Depression and PMS: What is the connection?


Depression is one of the many symptoms of PMS that you may experience in the two weeks before your period starts. The major difference between depression experienced during your period and clinical depression is that PMS related depression goes away after your period starts. Clinical depression stays all month and beyond.

Emotional and behavioral symptoms of PMS

You probably experience some of these symptoms during your monthly cycle:
  • Depression and mood swings
  • Irritability and anger
  • Anxiety and tension
  • A change in appetite, food cravings
  • Feeling withdrawn
  • An inability to sleep
  • An inability to concentrate

How to alleviate the emotional symptoms of PMS

Getting moderate exercise has been shown to reduce depression and other PMS symptoms. Shoot for 30 minutes, 4 or 5 times each week. Take your vitamins, and be sure to get enough calcium. Eat a balanced diet, full of fruits, vegetables, whole grains and good fats. Sometimes cutting back on caffeine, chocolate and salt can help.

Symptoms of clinical depression

When you feel depressed, you feel helpless and hopeless. It is hard to complete daily tasks, and social interaction is a chore. You have no interest in activities that you once enjoyed. Some other symptoms of depression are:
  • Feelings of isolation
  • Can't sleep
  • Appetite loss
  • Severe nervousness
Feeling like your situation is hopeless and no one can help you is a common symptom of depression. But you can get help. Your doctor can work with you to find the right combination of medication and counseling to help you get better. Some women have relieved their symptoms with herbal remedies like St. John's Wort. But it is important to get help from a trained medical professional as well.

Who gets depressed?

Women are a lot more likely to get depressed than men. In fact, twice as many women will experience depression at some point in their lives. Part of the reason for this may be biological and hormonal. Before puberty, similar numbers of girls and boys develop depression. But after puberty, and continuing into adulthood, girls and women are almost twice as likely to develop depression. And after menopause the gap, again, disappears. So a woman's hormones can increase the likelihood of depression, but it is not the only factor. Obviously, some women become depressed while others do not. Developing depression has social and psychological factors as well.

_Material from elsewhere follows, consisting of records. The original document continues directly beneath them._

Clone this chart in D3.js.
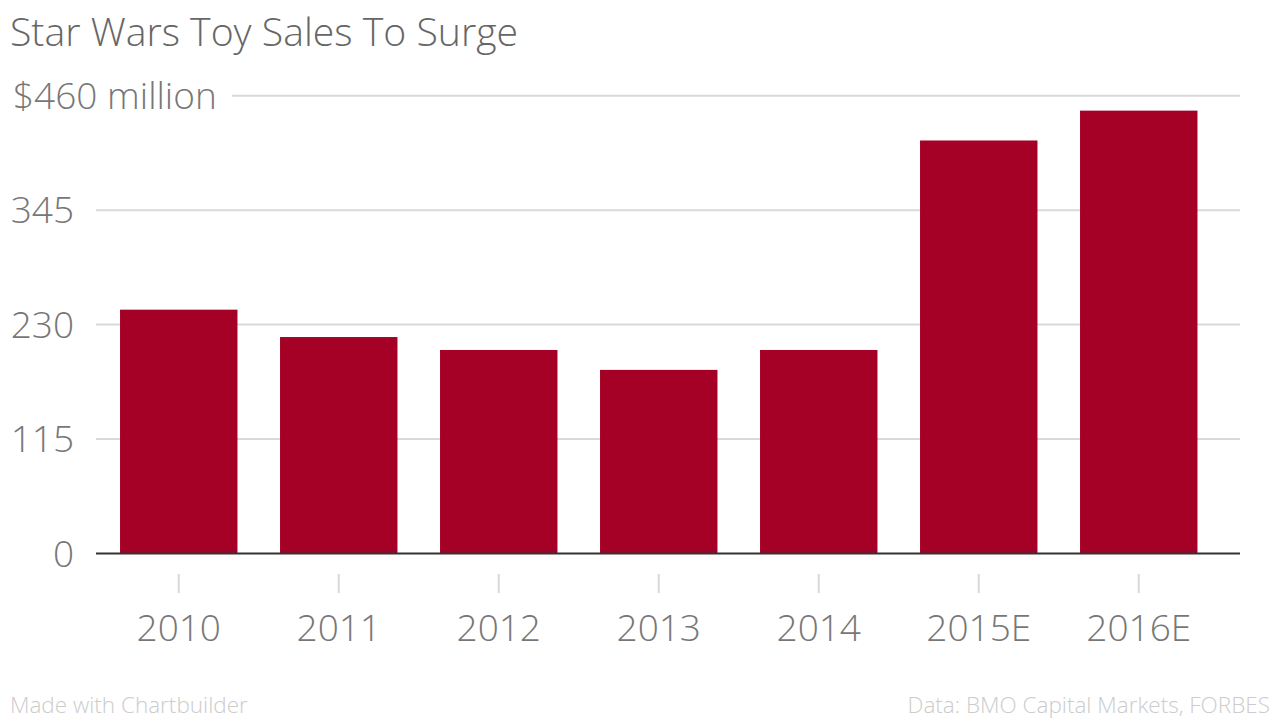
<!DOCTYPE html>
<html>
<head>
<meta charset="utf-8">
<script src="https://cdn.jsdelivr.net/npm/d3@7"></script>
<style>
  body { margin: 0; background: #fff; }
  svg { font-family: "Open Sans", sans-serif; }
</style>
</head>
<body>
<div id="chart"></div>
<script>
// data ($ million)
var years = ["2010", "2011", "2012", "2013", "2014", "2015E", "2016E"];
var sales = [245, 217.5, 204.5, 184.5, 204.5, 415, 445];
var yTicks = [0, 115, 230, 345, 460];

var width = 1280, height = 720;

var svg = d3.select("#chart").append("svg")
    .attr("width", width)
    .attr("height", height);

var x = d3.scaleBand()
    .domain(years)
    .range([98.75, 1218.75])
    .paddingInner(0.266)
    .paddingOuter(0.133);

var y = d3.scaleLinear()
    .domain([0, 460])
    .range([553.5, 95.7]);

// title
svg.append("text")
    .attr("x", 10)
    .attr("y", 46)
    .attr("fill", "#666")
    .style("font-size", "39.2px")
    .style("font-weight", 300)
    .text("Star Wars Toy Sales To Surge");

// gridlines
svg.selectAll("line.grid")
    .data(yTicks.filter(function(d) { return d > 0; }))
    .enter().append("line")
    .attr("class", "grid")
    .attr("x1", function(d) { return d == 460 ? 232 : 96; })
    .attr("x2", 1240)
    .attr("y1", function(d) { return y(d); })
    .attr("y2", function(d) { return y(d); })
    .style("stroke", "#d9d9d9")
    .style("stroke-width", 2);

// y labels
svg.selectAll("text.ylab")
    .data(yTicks)
    .enter().append("text")
    .attr("class", "ylab")
    .attr("x", function(d) { return d == 460 ? 13 : 74; })
    .attr("y", function(d) { return y(d); })
    .attr("dy", "0.36em")
    .attr("text-anchor", function(d) { return d == 460 ? "start" : "end"; })
    .attr("fill", "#777")
    .style("font-size", "37px")
    .style("font-weight", 300)
    .text(function(d) { return d == 460 ? "$460 million" : d; });

// bars
svg.selectAll("rect.bar")
    .data(years)
    .enter().append("rect")
    .attr("class", "bar")
    .attr("x", function(d) { return x(d); })
    .attr("width", x.bandwidth())
    .attr("y", function(d, i) { return y(sales[i]); })
    .attr("height", function(d, i) { return y(0) - y(sales[i]); })
    .attr("fill", "#a50026");

// zero line
svg.append("line")
    .attr("x1", 96).attr("x2", 1240)
    .attr("y1", y(0)).attr("y2", y(0))
    .style("stroke", "#333")
    .style("stroke-width", 2);

// x axis
var xAxis = svg.append("g")
    .attr("transform", "translate(0,574)")
    .call(d3.axisBottom(x).tickSize(19).tickPadding(22));

xAxis.select(".domain").remove();
xAxis.selectAll(".tick line")
    .style("stroke", "#d9d9d9")
    .style("stroke-width", 2);
xAxis.selectAll(".tick text")
    .attr("fill", "#777")
    .style("font-family", "Open Sans, sans-serif")
    .style("font-size", "37px")
    .style("font-weight", 300);

// footer
svg.append("text")
    .attr("x", 10)
    .attr("y", 713)
    .attr("fill", "#ccc")
    .style("font-size", "22.5px")
    .style("font-weight", 300)
    .text("Made with Chartbuilder");

svg.append("text")
    .attr("x", 1270)
    .attr("y", 713)
    .attr("text-anchor", "end")
    .attr("fill", "#ccc")
    .style("font-size", "22.5px")
    .style("font-weight", 300)
    .text("Data: BMO Capital Markets, FORBES");
</script>
</body>
</html>
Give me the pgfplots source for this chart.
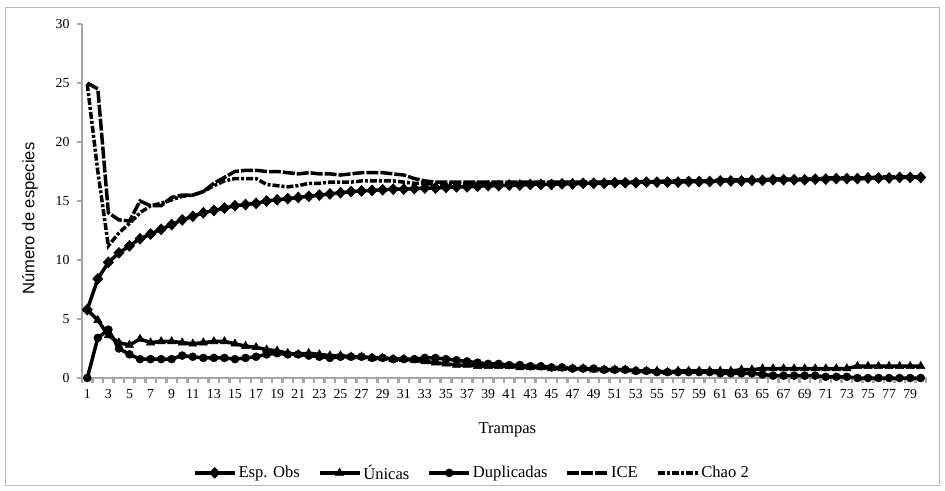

Cultural, social and psychological factors of depression

The social, cultural and psychological issues that are unique to women may contribute to their rate of depression by causing feelings of hopelessness, negativity and low self esteem. Generally, American women do not have as much money or power as American men. They earn less money than men do in the same job. Women are more likely to be a single parent, and single mothers as a group have a very high rate of poverty. In addition, minority women may have added stress from racial discrimination. Many women hold jobs outside of the home and still manage most of the domestic duties at home. They are also more likely to care for their own children and elderly parents at the same time. Women who were physically or sexually abused are more likely to develop depression at some point in their lives. If you have clinical depression, please get help. Depression and feelings of hopelessness are not something you have to live with. Tell your doctor so you can begin treatment.